**YOUR TASK**
Extract only the lines from the start of the entries below to the line with "import plotly.graph_objects as go", inclusive; omit every picture.

**ENTRIES SHOWN**
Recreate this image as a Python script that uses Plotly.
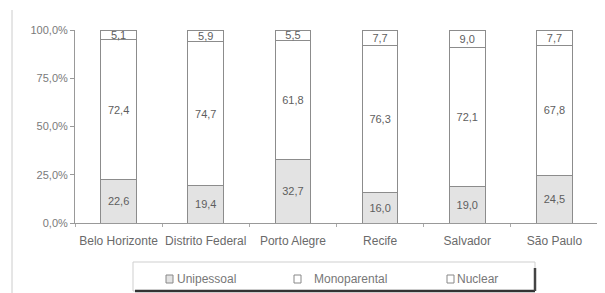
import plotly.graph_objects as go

categories = ["Belo Horizonte", "Distrito Federal", "Porto Alegre", "Recife", "Salvador", "São Paulo"]
unipessoal = [22.6, 19.4, 32.7, 16.0, 19.0, 24.5]
monoparental = [72.4, 74.7, 61.8, 76.3, 72.1, 67.8]
nuclear = [5.1, 5.9, 5.5, 7.7, 9.0, 7.7]
y_ticks = [0, 25, 50, 75, 100]
y_tick_labels = ["0,0%", "25,0%", "50,0%", "75,0%", "100,0%"]
series_names = ["Unipessoal", "Monoparental", "Nuclear"]

line_col = "#8c8c8c"
txt_col = "#5e5e5e"
fam = "Liberation Sans, Arial, sans-serif"
fills = ["#e3e3e3", "#ffffff", "#ffffff"]

# plot area in window pixels (page body has an 8px margin)
PL, PR, PT, PB = 75, 598, 30, 223


def px_x(p):
    return (p - PL) / (PR - PL)


def px_y(p):
    return (PB - p) / (PB - PT)


fig = go.Figure()
for name, vals, fill in zip(series_names, [unipessoal, monoparental, nuclear], fills):
    fig.add_trace(go.Bar(
        name=name, x=categories, y=vals,
        marker=dict(color=fill, line=dict(color=line_col, width=1)),
        width=0.41,
        text=vals, texttemplate="%{y:.1f}", textposition="inside",
        insidetextanchor="middle", textangle=0, constraintext="none",
        textfont=dict(family=fam, size=11, color=txt_col),
        cliponaxis=False, showlegend=False,
    ))

fig.update_layout(
    width=597, height=285,
    barmode="stack",
    separators=",.",
    paper_bgcolor="white", plot_bgcolor="white",
    margin=dict(l=PL - 8, r=597 + 8 - PR, t=PT - 8, b=285 + 8 - PB, autoexpand=False),
    font=dict(family=fam, size=11, color=txt_col),
    uniformtext=dict(minsize=11, mode="show"),
    showlegend=False,
    xaxis=dict(
        showline=True, linecolor="#999999", linewidth=1,
        ticks="outside", tickson="boundaries", ticklen=3, tickcolor="#aaaaaa",
        tickfont=dict(family=fam, size=12, color="#6a6a6a"),
        tickangle=0, ticklabelstandoff=7,
        showgrid=False, fixedrange=True,
    ),
    yaxis=dict(
        range=[0, 100.1], tickvals=y_ticks, ticktext=y_tick_labels,
        showline=True, linecolor="#999999", linewidth=1,
        ticks="outside", ticklen=4, tickcolor="#999999",
        tickfont=dict(family=fam, size=11, color="#7a7a7a"),
        showgrid=False, zeroline=False, fixedrange=True,
    ),
)

# page border on the left
fig.add_shape(type="line", xref="paper", yref="paper",
              x0=px_x(12), x1=px_x(12), y0=px_y(10), y1=px_y(293),
              line=dict(color="#cccccc", width=1))

# legend box (drawn manually to match the original layout)
lx0, lx1, ly0, ly1 = 133, 535, 262, 291
fig.add_shape(type="rect", xref="paper", yref="paper",
              x0=px_x(lx0), x1=px_x(lx1), y0=px_y(ly1), y1=px_y(ly0),
              line=dict(color="#cfcfcf", width=1), fillcolor="white")
fig.add_shape(type="line", xref="paper", yref="paper",
              x0=px_x(lx0 + 2), x1=px_x(lx1), y0=px_y(ly1), y1=px_y(ly1),
              line=dict(color="#333333", width=2.5))
fig.add_shape(type="line", xref="paper", yref="paper",
              x0=px_x(lx1), x1=px_x(lx1), y0=px_y(ly0 + 6), y1=px_y(ly1),
              line=dict(color="#444444", width=2.5))

legend_sym_x = [166, 294, 447]
legend_txt_x = [175, 312, 455]
legend_y = 279
for name, fill, sx, tx in zip(series_names, fills, legend_sym_x, legend_txt_x):
    fig.add_shape(type="rect", xref="paper", yref="paper",
                  x0=px_x(sx), x1=px_x(sx + 7), y0=px_y(legend_y + 4), y1=px_y(legend_y - 4),
                  line=dict(color="#888888", width=1), fillcolor=fill)
    fig.add_annotation(xref="paper", yref="paper", x=px_x(tx), y=px_y(legend_y),
                       text=name, showarrow=False, xanchor="left", yanchor="middle",
                       font=dict(family=fam, size=12, color="#777777"))

fig.write_html("out.html")
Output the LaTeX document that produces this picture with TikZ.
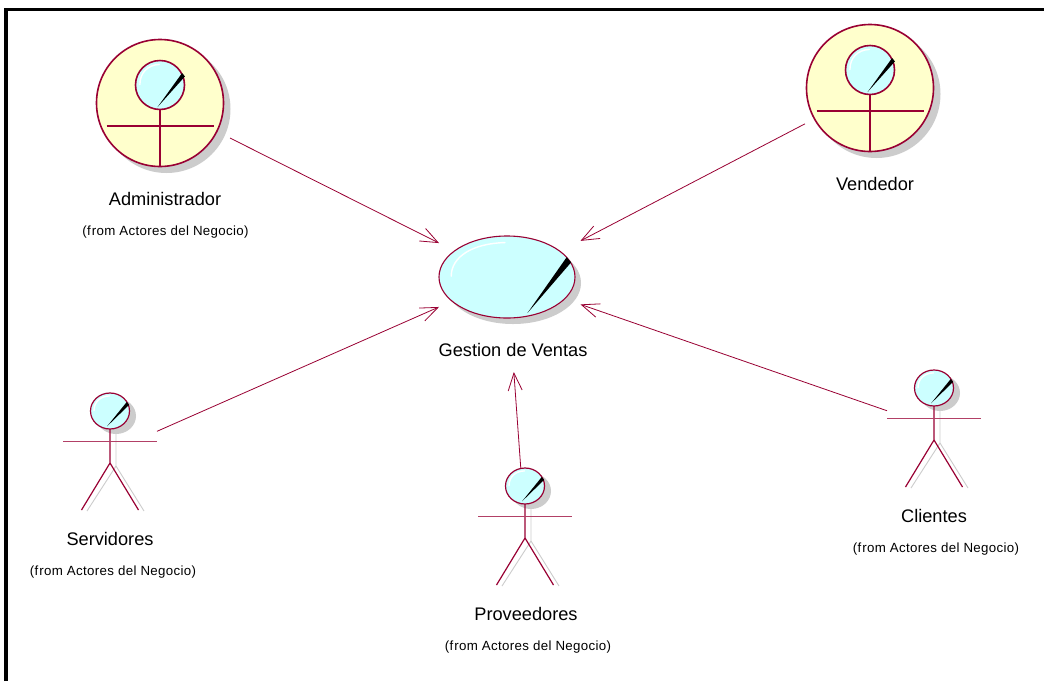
\documentclass[tikz,border=0pt]{standalone}
\usepackage{fontspec}
\setmainfont{Liberation Sans}
\usetikzlibrary{arrows.meta}
\definecolor{rosered}{RGB}{153,0,51}
\definecolor{headblue}{RGB}{204,255,255}
\definecolor{actoryellow}{RGB}{255,255,204}
\definecolor{shadowgrey}{RGB}{204,204,204}
\tikzset{
  x=1pt,y=-1pt,
  outline/.style={draw=rosered,line width=1.2pt},
  thickoutline/.style={draw=rosered,line width=1.6pt},
  box/.style={rectangle,inner sep=0pt,outer sep=0pt,minimum width=#1},
  namelabel/.style={font=\fontsize{18.2}{20}\selectfont,inner sep=0pt},
  fromlabel/.style={font=\fontsize{13.3}{15}\selectfont\addfontfeature{LetterSpace=2.5},inner sep=0pt},
  assoc/.style={draw=rosered,line width=0.8pt,-{Straight Barb[length=17.5pt,width=14pt,line width=0.8pt]}},
}
\newcommand{\glassy}[6]{%
  \foreach \tx/\ty/\ex/\ey in {#6}{
    \fill[black] ({#1+\tx*#3},{#2+\ty*#4}) -- ({#1+\ex*#3-#5*0.55},{#2+\ey*#4-#5*0.65}) -- ({#1+\ex*#3+#5*0.55},{#2+\ey*#4+#5*0.65}) -- cycle;
  }
  \draw[white,line width=1.4pt,line cap=round] ({#1-.82*#3},{#2-.02*#4}) .. controls ({#1-.82*#3},{#2-.5*#4}) and ({#1-.5*#3},{#2-.82*#4}) .. ({#1-.03*#3},{#2-.84*#4});
}
\newcommand{\bigactor}[2]{%
  \fill[shadowgrey] ({#1+6.5},{#2+6}) circle[radius=64];
  \filldraw[fill=actoryellow,thickoutline] (#1,#2) circle[radius=63.5];
  \filldraw[fill=headblue,thickoutline] (#1,{#2-18}) circle[radius=24.5];
  \glassy{#1}{#2-18}{24.5}{24.5}{2.6}{-.1/.9/.96/-.42}
  \draw[thickoutline] (#1,{#2+6.5}) -- (#1,{#2+63.5});
  \draw[thickoutline] ({#1-53.5},{#2+23}) -- ({#1+53.5},{#2+23});
}
\newcommand{\smallactor}[2]{%
  \fill[shadowgrey] ({#1+6},{#2+5}) ellipse[x radius=20,y radius=18];
  \draw[shadowgrey,line width=0.9pt] ({#1+6},{#2+18}) -- ({#1+6},{#2+55}) -- ({#1-23},{#2+100});
  \draw[shadowgrey,line width=0.9pt] ({#1+6},{#2+55}) -- ({#1+34},{#2+100});
  \filldraw[fill=headblue,outline] (#1,#2) ellipse[x radius=19.5,y radius=18];
  \glassy{#1}{#2}{19.5}{18}{2.2}{-.15/.85/.92/-.42}
  \draw[outline] (#1,{#2+18}) -- (#1,{#2+52}) -- ({#1-28.5},{#2+99});
  \draw[outline] (#1,{#2+52}) -- ({#1+28.5},{#2+99});
  \draw[rosered!75,line width=1.3pt] ({#1-47},{#2+30.3}) -- ({#1+47},{#2+30.3});
}
\begin{document}
\begin{tikzpicture}
\useasboundingbox (0,0) rectangle (1044,681);
\fill[white] (0,0) rectangle (1044,681);
\draw[black,line width=3.8pt] (6,681) -- (6,9.5) -- (1044,9.5);

% shapes
\bigactor{160}{103}
\bigactor{870}{88}
\fill[shadowgrey] (513,283) ellipse[x radius=68,y radius=41];
\filldraw[fill=headblue,draw=rosered,line width=1.1pt] (507,277) ellipse[x radius=68,y radius=41];
\glassy{507}{277}{68}{41}{4}{.3/.88/.91/-.42}
\smallactor{110}{411}
\smallactor{525}{486}
\smallactor{934}{388}

% invisible extents the connectors attach to
\node[box=140pt,minimum height=140pt] (admin) at (160,103) {};
\node[box=130pt,minimum height=130pt] (vendedor) at (870,90) {};
\node[box=136pt,minimum height=190pt] (gestion) at (507,277) {};
\node[box=147pt,minimum height=190pt] (gestionright) at (507,279) {};
\node[box=94pt,minimum height=118pt] (servidores) at (110,452) {};
\node[box=94pt,minimum height=118pt] (proveedores) at (525,527) {};
\node[box=94pt,minimum height=118pt] (clientes) at (934,427) {};

% connectors
\draw[assoc] (admin) -- (gestion);
\draw[assoc] (vendedor) -- (gestionright);
\draw[assoc] (servidores) -- (gestion);
\draw[assoc] (proveedores) -- (gestion);
\draw[assoc] (clientes) -- (gestionright);

% labels
\newcommand{\fromtxt}{(f\kern1pt rom Actores del Negocio)}
\node[namelabel] (tadmin) at (165,198.5) {Administrador};
\node[fromlabel] (fadmin) at (165.5,232.5) {\fromtxt};
\node[namelabel] (tvend) at (875,183.5) {Vendedor};
\node[namelabel] (tgest) at (513,350) {Gestion de Ventas};
\node[namelabel] (tserv) at (110,539) {Servidores};
\node[fromlabel] (fserv) at (113,572.5) {\fromtxt};
\node[namelabel] (tprov) at (526,614) {Proveedores};
\node[fromlabel] (fprov) at (528,647.5) {\fromtxt};
\node[namelabel] (tcli) at (934,516) {Clientes};
\node[fromlabel] (fcli) at (936,549.5) {\fromtxt};
\end{tikzpicture}
\end{document}
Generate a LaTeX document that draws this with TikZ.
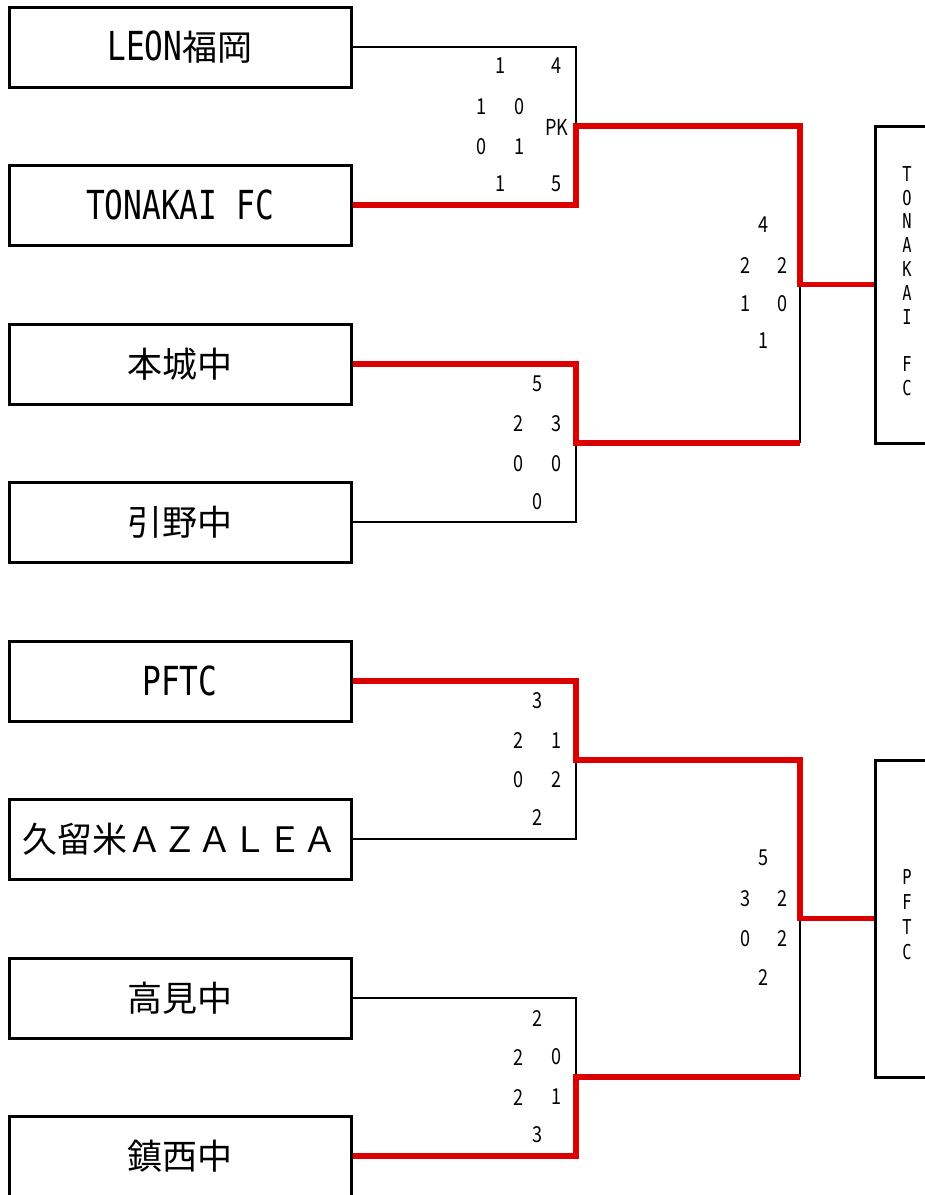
\documentclass[tikz,border=0pt]{standalone}
\usepackage{fontspec}
\setmainfont{Noto Sans CJK JP}
\newfontfamily\hwfont[FakeStretch=0.78]{DejaVu Sans Mono}
\newfontfamily\vtfontfam[FakeStretch=0.75]{DejaVu Sans Mono}
\newfontfamily\scfontfam[FakeStretch=0.82]{Noto Sans CJK JP}
\newcommand\hw[1]{{\hwfont\fontsize{40}{40}\selectfont #1}}
\definecolor{winred}{RGB}{221,0,0}
\begin{document}
\begin{tikzpicture}[x=1pt,y=-1pt,
  team/.style={draw, line width=3pt, minimum width=342pt, minimum height=80pt,
    inner sep=0pt, font=\fontsize{35}{35}\selectfont},
  winbox/.style={draw, line width=3pt, minimum width=70pt, minimum height=317pt, inner sep=0pt},
  vt/.style={inner sep=0pt, align=center},
  sc/.style={inner sep=0pt, font=\scfontfam\fontsize{22}{22}\selectfont},
  lose/.style={line width=2.7pt, line join=miter, black},
  win/.style={line width=5.8pt, line join=miter, winred}]
\useasboundingbox (0,0) rectangle (925,1195);
\clip (0,0) rectangle (925,1195);
% team boxes
\node[team] (t1) at (180,47)   {\hw{LEON}福岡};
\node[team] (t2) at (180,205)  {\hw{TONAKAI FC}};
\node[team] (t3) at (180,364)  {本城中};
\node[team] (t4) at (180,522)  {引野中};
\node[team] (t5) at (180,681)  {\hw{PFTC}};
\node[team] (t6) at (180,839)  {久留米ＡＺＡＬＥＡ};
\node[team] (t7) at (180,998)  {高見中};
\node[team] (t8) at (180,1156) {鎮西中};
% winner boxes
\node[winbox] (w1) at (910,284.5) {};
\node[winbox] (w2) at (910,918.5) {};
\node[vt, font=\vtfontfam\fontsize{20.5}{23.8}\selectfont] (w1t) at (907,281)
  {T\\O\\N\\A\\K\\A\\I\\~\\F\\C};
\node[vt, font=\vtfontfam\fontsize{20.5}{25}\selectfont] (w2t) at (907,915)
  {P\\F\\T\\C};
% junctions
\coordinate (j1) at (576,126);
\coordinate (j2) at (576,443);
\coordinate (j3) at (576,760);
\coordinate (j4) at (576,1077);
\coordinate (s1) at (800,284.5);
\coordinate (s2) at (800,918.5);
% losing connectors
\draw[lose] (t1.east) -| (j1);
\draw[lose] (t4.east) -| (j2);
\draw[lose] (s1 |- j2) -- (s1);
\draw[lose] (t6.east) -| (j3);
\draw[lose] (t7.east) -| (j4);
\draw[lose] (s2 |- j4) -- (s2);
% winning connectors
\draw[win] (t2.east) -| (j1) -| (s1) -- (w1.west);
\draw[win] (t3.east) -| (j2) -- (s1 |- j2);
\draw[win] (t5.east) -| (j3) -| (s2) -- (w2.west);
\draw[win] (t8.east) -| (j4) -- (s2 |- j4);
% match 1
\node[sc] (a1) at (501,66) {1};
\node[sc] (a2) at (557,66) {4};
\node[sc] (a3) at (482,107) {1};
\node[sc] (a4) at (520,107) {0};
\node[sc] (a5) at (557,127) {PK};
\node[sc] (a6) at (482,147) {0};
\node[sc] (a7) at (520,147) {1};
\node[sc] (a8) at (501,184) {1};
\node[sc] (a9) at (557,184) {5};
% match 2
\node[sc] (b1) at (538,384) {5};
\node[sc] (b2) at (519,424) {2};
\node[sc] (b3) at (557,424) {3};
\node[sc] (b4) at (519,464) {0};
\node[sc] (b5) at (557,464) {0};
\node[sc] (b6) at (538,502) {0};
% semi 1
\node[sc] (c1) at (763,225) {4};
\node[sc] (c2) at (745,266) {2};
\node[sc] (c3) at (782,266) {2};
\node[sc] (c4) at (745,304) {1};
\node[sc] (c5) at (782,304) {0};
\node[sc] (c6) at (763,341) {1};
% match 3
\node[sc] (d1) at (538,701) {3};
\node[sc] (d2) at (519,741) {2};
\node[sc] (d3) at (557,741) {1};
\node[sc] (d4) at (519,780) {0};
\node[sc] (d5) at (557,780) {2};
\node[sc] (d6) at (538,818) {2};
% match 4
\node[sc] (e1) at (538,1018) {2};
\node[sc] (e2) at (519,1057) {2};
\node[sc] (e3) at (557,1057) {0};
\node[sc] (e4) at (519,1097) {2};
\node[sc] (e5) at (557,1097) {1};
\node[sc] (e6) at (538,1135) {3};
% semi 2
\node[sc] (f1) at (763,858) {5};
\node[sc] (f2) at (745,899) {3};
\node[sc] (f3) at (782,899) {2};
\node[sc] (f4) at (745,939) {0};
\node[sc] (f5) at (782,939) {2};
\node[sc] (f6) at (763,977) {2};
\end{tikzpicture}
\end{document}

**SOLUTION BELOW**
Recreate this image as a Python script that uses Plotly.
import plotly.graph_objects as go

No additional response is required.